- **SUPPLIED DATA**
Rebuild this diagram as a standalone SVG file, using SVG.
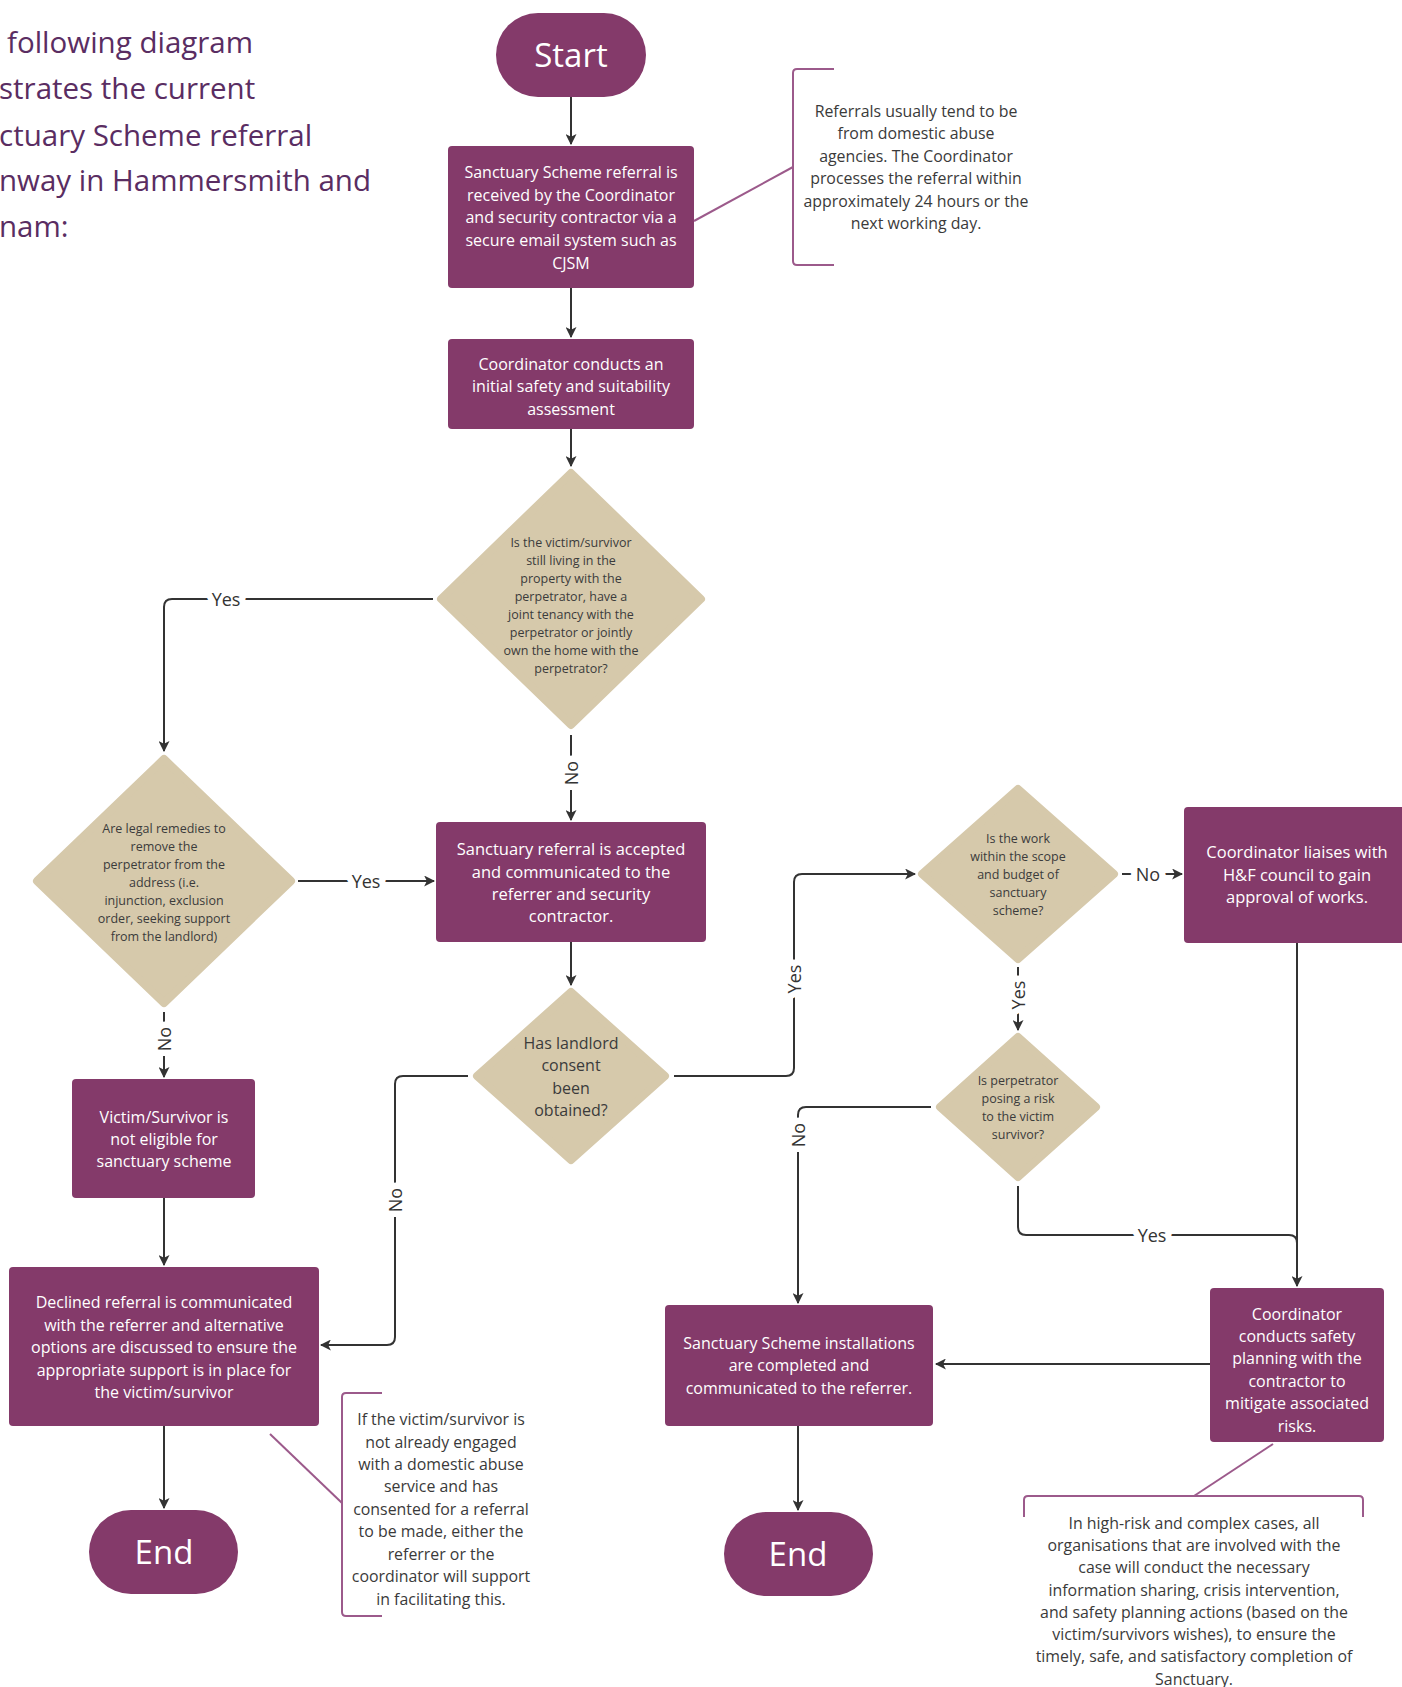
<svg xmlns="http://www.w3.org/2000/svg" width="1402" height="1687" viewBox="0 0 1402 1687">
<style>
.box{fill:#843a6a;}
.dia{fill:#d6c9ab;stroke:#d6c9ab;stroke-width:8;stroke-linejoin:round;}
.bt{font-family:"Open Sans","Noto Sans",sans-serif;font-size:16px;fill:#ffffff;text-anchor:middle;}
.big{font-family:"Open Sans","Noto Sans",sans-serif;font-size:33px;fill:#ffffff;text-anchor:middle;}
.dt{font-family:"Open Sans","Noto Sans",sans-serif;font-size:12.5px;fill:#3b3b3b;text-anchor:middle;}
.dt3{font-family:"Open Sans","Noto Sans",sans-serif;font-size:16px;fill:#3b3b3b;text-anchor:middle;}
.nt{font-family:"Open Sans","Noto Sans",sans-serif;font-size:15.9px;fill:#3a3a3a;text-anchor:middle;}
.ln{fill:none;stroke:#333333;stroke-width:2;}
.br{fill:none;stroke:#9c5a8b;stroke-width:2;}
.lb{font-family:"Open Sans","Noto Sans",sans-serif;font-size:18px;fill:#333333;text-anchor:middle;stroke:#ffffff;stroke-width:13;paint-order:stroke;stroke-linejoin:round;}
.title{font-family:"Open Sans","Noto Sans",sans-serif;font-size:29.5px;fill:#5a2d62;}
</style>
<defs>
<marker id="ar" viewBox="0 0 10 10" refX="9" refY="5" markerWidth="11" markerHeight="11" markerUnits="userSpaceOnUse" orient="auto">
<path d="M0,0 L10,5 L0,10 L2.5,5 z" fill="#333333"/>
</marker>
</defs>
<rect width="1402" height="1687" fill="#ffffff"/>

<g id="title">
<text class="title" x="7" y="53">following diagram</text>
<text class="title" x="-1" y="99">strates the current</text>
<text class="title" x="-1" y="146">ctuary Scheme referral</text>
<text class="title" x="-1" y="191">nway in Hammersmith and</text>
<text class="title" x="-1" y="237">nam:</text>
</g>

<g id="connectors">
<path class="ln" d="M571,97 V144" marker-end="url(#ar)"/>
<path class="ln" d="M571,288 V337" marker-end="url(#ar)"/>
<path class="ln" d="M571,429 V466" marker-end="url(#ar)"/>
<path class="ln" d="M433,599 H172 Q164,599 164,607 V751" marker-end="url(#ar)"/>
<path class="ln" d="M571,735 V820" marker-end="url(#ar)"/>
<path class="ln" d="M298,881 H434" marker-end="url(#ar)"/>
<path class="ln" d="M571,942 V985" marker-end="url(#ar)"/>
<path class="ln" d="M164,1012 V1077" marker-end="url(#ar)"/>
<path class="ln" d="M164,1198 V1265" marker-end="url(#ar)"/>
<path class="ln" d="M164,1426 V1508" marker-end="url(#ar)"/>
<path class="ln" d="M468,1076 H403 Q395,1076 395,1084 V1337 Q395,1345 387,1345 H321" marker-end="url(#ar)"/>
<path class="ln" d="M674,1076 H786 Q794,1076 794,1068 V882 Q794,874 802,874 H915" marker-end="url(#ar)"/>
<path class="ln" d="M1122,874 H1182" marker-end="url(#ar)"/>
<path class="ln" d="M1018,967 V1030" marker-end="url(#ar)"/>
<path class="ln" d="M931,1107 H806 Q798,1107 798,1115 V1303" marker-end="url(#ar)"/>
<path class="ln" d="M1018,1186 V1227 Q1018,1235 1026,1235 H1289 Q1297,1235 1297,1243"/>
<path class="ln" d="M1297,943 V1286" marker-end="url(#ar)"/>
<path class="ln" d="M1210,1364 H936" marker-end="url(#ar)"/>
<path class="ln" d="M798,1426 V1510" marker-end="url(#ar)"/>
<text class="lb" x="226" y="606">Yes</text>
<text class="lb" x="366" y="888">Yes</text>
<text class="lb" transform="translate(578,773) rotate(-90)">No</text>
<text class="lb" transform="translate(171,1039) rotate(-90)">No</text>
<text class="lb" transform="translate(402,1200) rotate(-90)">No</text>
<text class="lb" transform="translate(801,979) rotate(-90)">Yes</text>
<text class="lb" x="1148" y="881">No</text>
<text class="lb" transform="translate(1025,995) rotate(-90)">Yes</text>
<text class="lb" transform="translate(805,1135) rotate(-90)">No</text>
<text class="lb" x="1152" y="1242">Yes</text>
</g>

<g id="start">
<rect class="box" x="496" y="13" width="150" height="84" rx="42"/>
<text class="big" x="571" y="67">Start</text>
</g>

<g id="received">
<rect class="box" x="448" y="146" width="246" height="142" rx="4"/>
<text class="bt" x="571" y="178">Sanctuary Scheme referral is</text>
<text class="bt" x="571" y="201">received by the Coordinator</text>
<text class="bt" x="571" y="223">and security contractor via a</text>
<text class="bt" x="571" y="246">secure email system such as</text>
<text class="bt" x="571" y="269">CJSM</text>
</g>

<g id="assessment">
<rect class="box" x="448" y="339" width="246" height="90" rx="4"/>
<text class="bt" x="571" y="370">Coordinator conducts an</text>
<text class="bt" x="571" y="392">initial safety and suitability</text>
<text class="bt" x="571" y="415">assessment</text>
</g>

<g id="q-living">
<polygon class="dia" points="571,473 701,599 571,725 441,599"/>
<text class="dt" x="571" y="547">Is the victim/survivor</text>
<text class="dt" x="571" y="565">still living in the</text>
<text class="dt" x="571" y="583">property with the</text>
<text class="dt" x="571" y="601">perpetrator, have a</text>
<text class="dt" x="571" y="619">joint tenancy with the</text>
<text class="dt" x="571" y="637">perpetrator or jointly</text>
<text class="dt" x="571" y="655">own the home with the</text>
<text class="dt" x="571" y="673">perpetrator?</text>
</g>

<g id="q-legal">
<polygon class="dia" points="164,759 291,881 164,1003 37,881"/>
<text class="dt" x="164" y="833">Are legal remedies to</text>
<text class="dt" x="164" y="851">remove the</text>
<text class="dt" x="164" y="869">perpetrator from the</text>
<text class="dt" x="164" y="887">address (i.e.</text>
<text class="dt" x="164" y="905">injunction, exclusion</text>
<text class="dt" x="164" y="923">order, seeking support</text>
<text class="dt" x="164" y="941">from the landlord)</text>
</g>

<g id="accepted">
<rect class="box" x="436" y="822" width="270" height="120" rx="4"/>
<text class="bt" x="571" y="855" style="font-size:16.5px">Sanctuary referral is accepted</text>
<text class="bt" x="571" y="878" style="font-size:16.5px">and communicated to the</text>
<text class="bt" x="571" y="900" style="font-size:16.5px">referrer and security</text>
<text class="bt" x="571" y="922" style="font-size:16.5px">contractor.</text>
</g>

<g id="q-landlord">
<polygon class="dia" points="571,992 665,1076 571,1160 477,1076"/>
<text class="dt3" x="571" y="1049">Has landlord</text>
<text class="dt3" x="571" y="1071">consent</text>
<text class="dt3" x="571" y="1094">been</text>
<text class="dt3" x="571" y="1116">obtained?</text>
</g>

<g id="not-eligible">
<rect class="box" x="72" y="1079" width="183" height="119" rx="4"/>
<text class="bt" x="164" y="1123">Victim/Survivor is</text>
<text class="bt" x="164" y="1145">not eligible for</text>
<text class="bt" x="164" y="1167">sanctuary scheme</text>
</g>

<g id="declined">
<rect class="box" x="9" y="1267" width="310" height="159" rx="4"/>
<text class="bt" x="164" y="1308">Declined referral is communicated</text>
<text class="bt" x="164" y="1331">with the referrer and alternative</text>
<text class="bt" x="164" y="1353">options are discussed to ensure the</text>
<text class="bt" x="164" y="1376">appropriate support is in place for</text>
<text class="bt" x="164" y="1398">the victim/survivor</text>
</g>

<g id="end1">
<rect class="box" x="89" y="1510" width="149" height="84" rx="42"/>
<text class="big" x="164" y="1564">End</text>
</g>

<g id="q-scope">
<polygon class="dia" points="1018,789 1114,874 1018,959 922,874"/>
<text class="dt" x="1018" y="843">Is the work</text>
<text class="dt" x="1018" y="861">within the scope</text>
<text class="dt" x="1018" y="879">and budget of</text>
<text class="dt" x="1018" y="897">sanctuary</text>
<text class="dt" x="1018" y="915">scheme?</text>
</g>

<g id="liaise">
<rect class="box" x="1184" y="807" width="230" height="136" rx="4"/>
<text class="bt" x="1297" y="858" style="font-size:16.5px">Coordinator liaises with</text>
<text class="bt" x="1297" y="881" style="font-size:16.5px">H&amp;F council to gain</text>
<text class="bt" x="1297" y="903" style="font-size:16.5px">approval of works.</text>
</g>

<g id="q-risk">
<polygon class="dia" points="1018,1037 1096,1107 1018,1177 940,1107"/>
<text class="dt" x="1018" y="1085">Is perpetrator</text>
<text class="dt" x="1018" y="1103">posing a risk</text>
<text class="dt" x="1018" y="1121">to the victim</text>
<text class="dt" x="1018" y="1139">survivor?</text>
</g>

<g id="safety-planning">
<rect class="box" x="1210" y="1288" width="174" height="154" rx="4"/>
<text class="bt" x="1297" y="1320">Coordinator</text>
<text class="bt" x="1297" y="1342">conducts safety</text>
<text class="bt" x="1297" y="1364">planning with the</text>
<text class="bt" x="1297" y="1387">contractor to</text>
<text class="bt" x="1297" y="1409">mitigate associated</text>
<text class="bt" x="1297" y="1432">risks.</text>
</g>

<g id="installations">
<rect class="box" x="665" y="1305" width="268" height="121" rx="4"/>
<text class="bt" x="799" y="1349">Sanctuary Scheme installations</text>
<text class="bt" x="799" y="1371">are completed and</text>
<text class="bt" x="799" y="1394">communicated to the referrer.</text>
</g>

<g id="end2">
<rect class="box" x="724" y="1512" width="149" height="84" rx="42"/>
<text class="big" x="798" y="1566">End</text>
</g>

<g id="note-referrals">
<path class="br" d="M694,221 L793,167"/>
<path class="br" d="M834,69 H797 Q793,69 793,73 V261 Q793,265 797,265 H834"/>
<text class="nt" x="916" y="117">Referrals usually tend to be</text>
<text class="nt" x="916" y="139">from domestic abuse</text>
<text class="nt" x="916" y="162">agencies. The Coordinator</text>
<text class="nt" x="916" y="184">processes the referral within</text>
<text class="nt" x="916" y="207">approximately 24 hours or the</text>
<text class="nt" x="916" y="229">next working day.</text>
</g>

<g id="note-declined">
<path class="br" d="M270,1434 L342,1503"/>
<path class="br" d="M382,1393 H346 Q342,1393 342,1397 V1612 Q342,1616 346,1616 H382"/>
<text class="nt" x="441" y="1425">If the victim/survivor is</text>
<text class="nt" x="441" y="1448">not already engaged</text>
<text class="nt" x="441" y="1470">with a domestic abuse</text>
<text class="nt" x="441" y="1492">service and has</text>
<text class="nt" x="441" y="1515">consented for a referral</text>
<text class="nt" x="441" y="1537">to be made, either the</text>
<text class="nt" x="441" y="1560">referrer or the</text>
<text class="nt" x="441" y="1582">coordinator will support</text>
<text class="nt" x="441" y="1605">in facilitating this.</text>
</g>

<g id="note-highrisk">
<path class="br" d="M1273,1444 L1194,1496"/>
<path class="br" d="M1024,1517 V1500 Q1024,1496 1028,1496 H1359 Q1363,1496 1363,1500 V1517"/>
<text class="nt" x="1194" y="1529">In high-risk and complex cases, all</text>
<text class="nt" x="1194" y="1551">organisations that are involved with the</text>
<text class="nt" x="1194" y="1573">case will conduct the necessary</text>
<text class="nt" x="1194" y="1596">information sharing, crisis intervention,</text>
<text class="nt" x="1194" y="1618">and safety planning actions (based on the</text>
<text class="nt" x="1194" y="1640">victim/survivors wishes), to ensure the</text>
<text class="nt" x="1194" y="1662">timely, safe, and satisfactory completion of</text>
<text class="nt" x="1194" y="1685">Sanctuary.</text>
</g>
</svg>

- **WHAT YOU HAVE TO DO**
Identify and copy all lines with the word "diagram".

- **SOLUTION FOR THIS TASK**
Rebuild this diagram as a standalone SVG file, using SVG.
<text class="title" x="7" y="53">following diagram</text>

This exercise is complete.